Docenten Tilburg University luiden noodklok: 'Verbreek Israëlische banden'
De medewerkers uiten hun diepe bezorgdheid in de brandbrief over de banden tussen Tilburg University en Israëlische universiteiten. Het is voor het eerst dat medewerkers van de universiteit zich zo massaal uitspreken tegen mensenrechtenschendingen tegen het Palestijnse volk in Gaza en op de Westelijke Jordaanoever.
Eerder besloot het College van Bestuur de banden op te schorten met de Bar-Ilan University in Tel Aviv en de Reichman University in Herzliya op advies van een adviescommissie die onderzoek deed naar de banden van de universiteit in Tilburg met Israël. Deze adviescommissie raadde ook aan om helemaal niet meer samen te werken met universiteiten in Israël, maar daar gaf het college geen gehoor aan.
Het College van Bestuur besloot namelijk om met Hebrew University in dialoog te gaan over de samenwerking. De universiteit voert nog altijd een kritisch gesprek met Hebrew University en hoopt eind oktober met een conclusie te komen over de samenwerking.
"We moeten actie ondernemen."
Voor emeritus-hoogleraar rechtsfilosofie Hans Lindahl is de maat vol. "We kunnen niet meer wegkijken en moeten actie ondernemen", zegt hij. Samen met zo'n tweehonderd collega's ondertekenden hij de brandbrief die donderdag naar het college is verstuurd.
Voor het formuleren van de brief hebben de medewerkers gekeken naar zakelijke analyses van gezaghebbende instanties over de mensenrechtenschendingen in Israël en naar besluiten die andere universiteiten hebben genomen.

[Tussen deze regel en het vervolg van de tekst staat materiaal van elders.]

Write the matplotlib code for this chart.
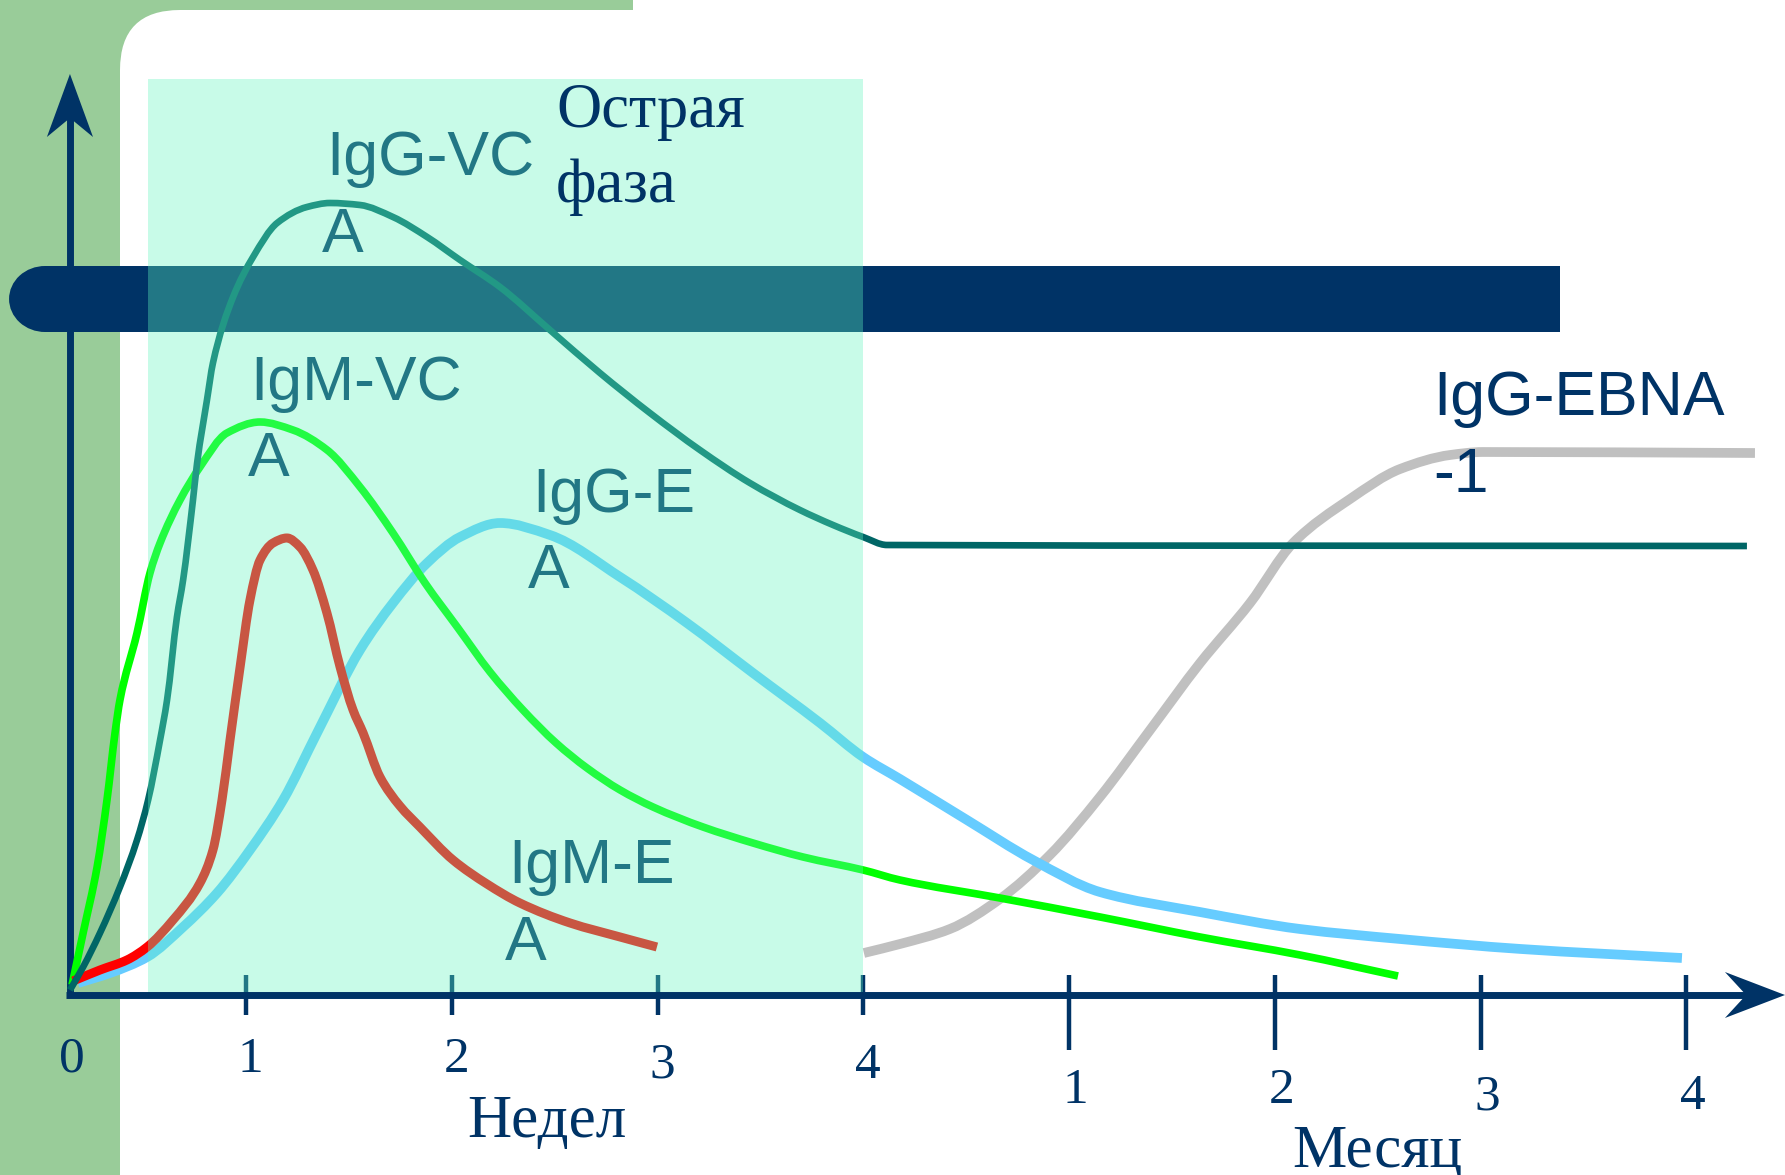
import matplotlib
matplotlib.use("Agg")
import matplotlib.pyplot as plt
from matplotlib.patches import Rectangle, Ellipse, FancyBboxPatch, Polygon, PathPatch
from matplotlib.path import Path

# ---- data -----------------------------------------------------------------
# Time axis: one unit per slot; weeks 1..4 sit at 1..4, months 1..4 at 5..8.
origin_x = 0.143
week_ticks = [1, 2, 3, 4]
week_labels = ["1", "2", "3", "4"]
month_ticks = [5, 6, 7, 8]
month_labels = ["1", "2", "3", "4"]

# Acute phase window (weeks)
acute_start, acute_end = 0.52, 4.0

# Virus persistence bar
bar_start, bar_end = 0.022, 7.385
bar_low, bar_high = 6.63, 7.29

# Antibody titres (relative level)
igg_vc_x = [0.143, 0.207, 0.289, 0.386, 0.469, 0.523, 0.581, 0.615, 0.663, 0.693,
            0.741, 0.761, 0.809, 0.838, 0.936, 1.033, 1.150, 1.295, 1.407, 1.553,
            1.713, 1.879, 2.039, 2.233, 2.476, 2.719, 2.962, 3.205, 3.448, 3.691,
            3.852, 3.998, 4.114, 8.294]
igg_vc_y = [0.05, 0.28, 0.62, 1.08, 1.55, 1.95, 2.55, 2.95, 3.78, 4.15,
            4.95, 5.32, 5.95, 6.32, 6.98, 7.38, 7.72, 7.88, 7.92, 7.90,
            7.78, 7.58, 7.35, 7.08, 6.65, 6.22, 5.82, 5.45, 5.12, 4.85,
            4.70, 4.58, 4.50, 4.49]

igm_vc_x = [0.153, 0.207, 0.275, 0.323, 0.362, 0.386, 0.469, 0.532, 0.581, 0.678,
            0.775, 0.906, 1.067, 1.227, 1.393, 1.553, 1.713, 1.869, 2.029, 2.185,
            2.345, 2.506, 2.656, 2.817, 2.977, 3.220, 3.463, 3.706, 3.998, 4.177,
            4.663, 5.150, 5.636, 6.122, 6.598]
igm_vc_y = [0.10, 0.62, 1.28, 1.95, 2.62, 2.95, 3.62, 4.22, 4.52, 4.95,
            5.28, 5.62, 5.73, 5.65, 5.45, 5.08, 4.62, 4.12, 3.67, 3.23,
            2.85, 2.52, 2.27, 2.05, 1.88, 1.68, 1.52, 1.38, 1.25, 1.15,
            0.97, 0.78, 0.58, 0.40, 0.19]

igm_e_x = [0.158, 0.289, 0.420, 0.518, 0.644, 0.775, 0.838, 0.882, 0.921, 0.970,
           1.018, 1.067, 1.130, 1.198, 1.261, 1.324, 1.392, 1.456, 1.519, 1.568,
           1.650, 1.747, 1.844, 2.005, 2.170, 2.330, 2.574, 2.817, 2.996]
igm_e_y = [0.14, 0.25, 0.35, 0.48, 0.75, 1.12, 1.45, 1.95, 2.55, 3.28,
           3.95, 4.35, 4.52, 4.57, 4.48, 4.25, 3.82, 3.28, 2.85, 2.62,
           2.18, 1.89, 1.68, 1.35, 1.11, 0.92, 0.72, 0.58, 0.48]

igg_e_x = [0.182, 0.338, 0.518, 0.693, 0.858, 1.018, 1.179, 1.344, 1.553, 1.713,
           1.879, 2.039, 2.233, 2.476, 2.817, 3.142, 3.463, 3.789, 3.998, 4.177,
           4.503, 4.824, 5.149, 5.635, 6.122, 6.608, 7.196, 7.978]
igg_e_y = [0.12, 0.22, 0.38, 0.68, 1.02, 1.45, 1.95, 2.62, 3.45, 3.92,
           4.32, 4.58, 4.72, 4.60, 4.18, 3.72, 3.22, 2.72, 2.38, 2.16,
           1.75, 1.35, 1.03, 0.83, 0.66, 0.56, 0.46, 0.37]

igg_ebna_x = [4.002, 4.177, 4.420, 4.663, 4.906, 5.149, 5.393, 5.636, 5.879, 6.088,
              6.365, 6.608, 6.851, 7.011, 8.333]
igg_ebna_y = [0.42, 0.51, 0.66, 0.96, 1.40, 1.98, 2.65, 3.32, 3.92, 4.52,
              4.96, 5.26, 5.40, 5.43, 5.42]

# ---- style ----------------------------------------------------------------
NAVY = "#003366"
GREEN_BG = "#99CC99"
MINT = "#63F6BE"
SANS = "Liberation Sans"
SERIF = "Liberation Serif"


def smooth_path(xs, ys):
    """Cubic Bezier path through every point, with shape-preserving slopes."""
    n = len(xs)
    h = [xs[k + 1] - xs[k] for k in range(n - 1)]
    d = [(ys[k + 1] - ys[k]) / h[k] for k in range(n - 1)]
    m = [0.0] * n
    m[0], m[-1] = d[0], d[-1]
    for k in range(1, n - 1):
        if d[k - 1] * d[k] <= 0:
            m[k] = 0.0
        else:
            w1 = 2 * h[k] + h[k - 1]
            w2 = h[k] + 2 * h[k - 1]
            m[k] = (w1 + w2) / (w1 / d[k - 1] + w2 / d[k])
    verts = [(xs[0], ys[0])]
    codes = [Path.MOVETO]
    for k in range(n - 1):
        t = h[k] / 3
        verts += [(xs[k] + t, ys[k] + m[k] * t),
                  (xs[k + 1] - t, ys[k + 1] - m[k + 1] * t),
                  (xs[k + 1], ys[k + 1])]
        codes += [Path.CURVE4] * 3
    return Path(verts, codes)


def draw_curve(ax, xs, ys, color, lw, z):
    ax.add_patch(PathPatch(smooth_path(xs, ys), fill=False, ec=color, lw=lw,
                           capstyle="butt", joinstyle="round", zorder=z))


fig = plt.figure(figsize=(17.85, 11.75), dpi=100)

# decorative slide frame (pixel units)
bg = fig.add_axes([0, 0, 1, 1])
bg.set_xlim(0, 1785)
bg.set_ylim(1175, 0)
bg.axis("off")
bg.add_patch(Rectangle((0, 0), 633, 90, color=GREEN_BG, lw=0))
bg.add_patch(Rectangle((0, 0), 120, 1175, color=GREEN_BG, lw=0))
bg.add_patch(FancyBboxPatch((120, 10), 1900, 1400,
                            boxstyle="round,pad=0,rounding_size=60",
                            fc="white", ec="none"))

ax = fig.add_axes([0, 0, 1, 1])
ax.patch.set_alpha(0)
ax.set_xlim(-0.197, 8.479)
ax.set_ylim(-1.80, 9.95)
ax.axis("off")

# axes with arrows
ax.plot([origin_x - 0.017, 8.30], [0, 0], color=NAVY, lw=5,
        solid_capstyle="butt", zorder=2)
ax.plot([origin_x, origin_x], [-0.02, 8.85], color=NAVY, lw=5,
        solid_capstyle="butt", zorder=2)
ax.add_patch(Polygon([(origin_x, 9.21), (origin_x + 0.112, 8.58),
                      (origin_x, 8.77), (origin_x - 0.112, 8.58)],
                     closed=True, fc=NAVY, ec="none", zorder=2))
ax.add_patch(Polygon([(8.479, 0), (8.187, 0.23), (8.29, 0), (8.187, -0.23)],
                     closed=True, fc=NAVY, ec="none", zorder=2))

for t in week_ticks:
    ax.plot([t, t], [-0.20, 0.20], color=NAVY, lw=3.2,
            solid_capstyle="butt", zorder=2)
for t in month_ticks:
    ax.plot([t, t], [-0.55, 0.20], color=NAVY, lw=3.2,
            solid_capstyle="butt", zorder=2)

# tick labels
ax.text(origin_x + 0.01, -0.77, "0", family=SERIF, fontsize=37, color=NAVY,
        ha="center", va="baseline")
week_base = [-0.77, -0.77, -0.83, -0.83]
for t, lab, b in zip(week_ticks, week_labels, week_base):
    ax.text(t + 0.02, b, lab, family=SERIF, fontsize=37, color=NAVY,
            ha="center", va="baseline")
month_base = [-1.08, -1.08, -1.14, -1.14]
for t, lab, b in zip(month_ticks, month_labels, month_base):
    ax.text(t + 0.03, b, lab, family=SERIF, fontsize=37, color=NAVY,
            ha="center", va="baseline")
ax.text(2.462, -1.42, "Недел", family=SERIF, fontsize=44, color=NAVY,
        ha="center", va="baseline")
ax.text(6.496, -1.72, "Месяц", family=SERIF, fontsize=44, color=NAVY,
        ha="center", va="baseline")

# persistence bar
ax.add_patch(Rectangle((bar_start, bar_low), bar_end - bar_start,
                       bar_high - bar_low, fc=NAVY, ec="none", zorder=3))
ax.add_patch(Ellipse((bar_start, (bar_low + bar_high) / 2), 0.35,
                     bar_high - bar_low, fc=NAVY, ec="none", zorder=3))

# antibody curves
draw_curve(ax, igg_ebna_x, igg_ebna_y, "#C0C0C0", 7, 4)
draw_curve(ax, igg_e_x, igg_e_y, "#66CCFF", 7, 4)
draw_curve(ax, igm_vc_x, igm_vc_y, "#00FF00", 5.5, 5)
draw_curve(ax, igm_e_x, igm_e_y, "#FF0000", 6.5, 5)
draw_curve(ax, igg_vc_x, igg_vc_y, "#006666", 4.8, 6)

# curve labels
lab_kw = dict(family=SANS, fontsize=45, color=NAVY, ha="left",
              va="baseline", zorder=7)
ax.text(1.388, 8.20, "IgG-VC", **lab_kw)
ax.text(1.368, 7.43, "A", **lab_kw)
ax.text(1.018, 5.95, "IgM-VC", **lab_kw)
ax.text(1.009, 5.19, "A", **lab_kw)
ax.text(2.389, 4.83, "IgG-E", **lab_kw)
ax.text(2.369, 4.07, "A", **lab_kw)
ax.text(2.272, 1.12, "IgM-E", **lab_kw)
ax.text(2.258, 0.35, "A", **lab_kw)
ax.text(6.768, 5.80, "IgG-EBNA", **lab_kw)
ax.text(6.768, 5.03, "-1", **lab_kw)

# acute phase window
ax.add_patch(Rectangle((acute_start, 0.03), acute_end - acute_start, 9.13,
                       fc=MINT, ec="none", alpha=0.353, zorder=8))
ax.text(2.506, 8.68, "Острая", family=SERIF, fontsize=45, color=NAVY,
        ha="left", va="baseline", zorder=9)
ax.text(2.506, 7.93, "фаза", family=SERIF, fontsize=45, color=NAVY,
        ha="left", va="baseline", zorder=9)

fig.savefig("out.png", dpi=100)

Zo heeft de Radboud Universiteit in Nijmegen onlangs de samenwerking met Hebrew University opgeschort. De Erasmus Universiteit in Rotterdam heeft de banden met Bar-Ilan verbroken. "Als deze partneruniversiteiten al hebben gezegd dat ze hun institutionele verbanden opschorten tot nader order, waarom heeft Tilburg University dat dan nog niet gedaan", vraagt Lindahl zich af.
"Een inbreuk op het recht op vrijheid van meningsuiting."

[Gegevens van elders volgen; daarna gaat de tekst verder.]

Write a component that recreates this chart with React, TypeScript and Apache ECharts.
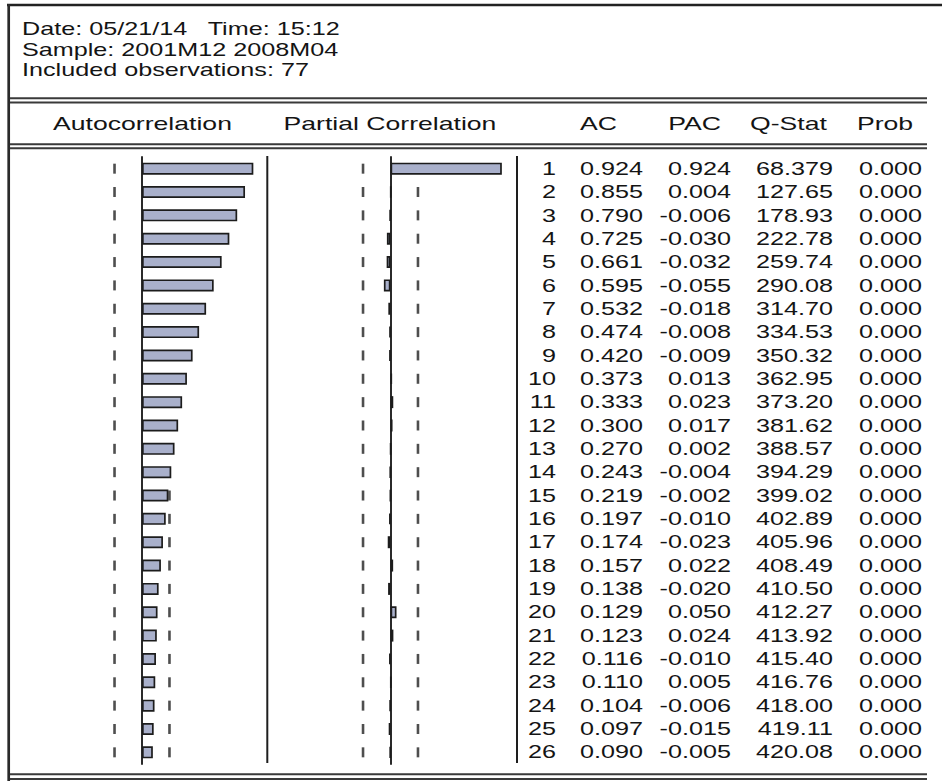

Naast het verbreken van de Israëlische banden luiden de medewerkers in de brandbrief de noodklok over de opening van het academische jaar op 1 september van dit jaar. Op deze dag zouden studenten en medewerkers die eerder bij een demonstratie waren of een keffiyeh sjaal droegen, die veel gedragen wordt als symbool van de Palestijnse identiteit, gecontroleerd zijn door beveiligers.
Volgens Univers, het nieuwsplatform van de universiteit, zouden mensen selectief zijn gefouilleerd en zouden er namen en nummers zijn genoteerd van deze mensen. In sommige gevallen zou hen zelfs toegang tot de universiteitsgebouwen zijn geweigerd.
De docenten die de brief hebben ondertekend stellen, op basis van onderzoek van twee juridische experts, vraagtekens bij deze aanpak van de universiteit. "De manier waarop stafleden en studenten bejegend zijn, is een inbreuk op het recht op vrijheid van meningsuiting", stelt juridisch expert Professor Doctor Jan Brouwer.
Volgens de bezorgde docenten uit de brandbrief moet iedereen zich op de universiteit veilig voelen en ruimte krijgen om te demonstreren en vreedzaam standpunten te ventileren, mits dit binnen de grenzen van de vrijheid van meningsuiting gebeurt.
Reactie College van Bestuur
Het College van Bestuur heeft vorige week in een reactie hun excuses aangeboden voor de intimiderende ervaringen die tijdens de Opening van het Academisch Jaar zijn ontstaan door de veiligheidsmaatregelen.
De universiteit laat een onafhankelijke evaluatie uitvoeren om te onderzoeken wat er precies is gebeurd en hiervan te leren voor de toekomst. Het universiteitsbestuur benadrukt in de reactie het belang van demonstratierecht en betreurt dat de gebeurtenissen een andere indruk hebben gewekt dan hun bedoeling was.
Het college nuanceert wel dat de veiligheidsmaatregelen bij de opening van het academische jaar opgeschroefd waren. "Na een eerdere bezetting van het Dantegebouw tijdens Night University zijn we extra alert op mogelijke verstoringen", schrijft het college. Bij deze bezetting van het Dantegebouw door actiegroep Palestine Solidarity Tilburg werden in mei 22 demonstraten opgepakt.
Het College van Bestuur wil gedurende de interne evaluatie niets toevoegen aan reacties die zij eerder gaven. "We wachten de bevindingen van de evaluatie af en gaan de brandbrief bestuderen", laat een woordvoerder weten.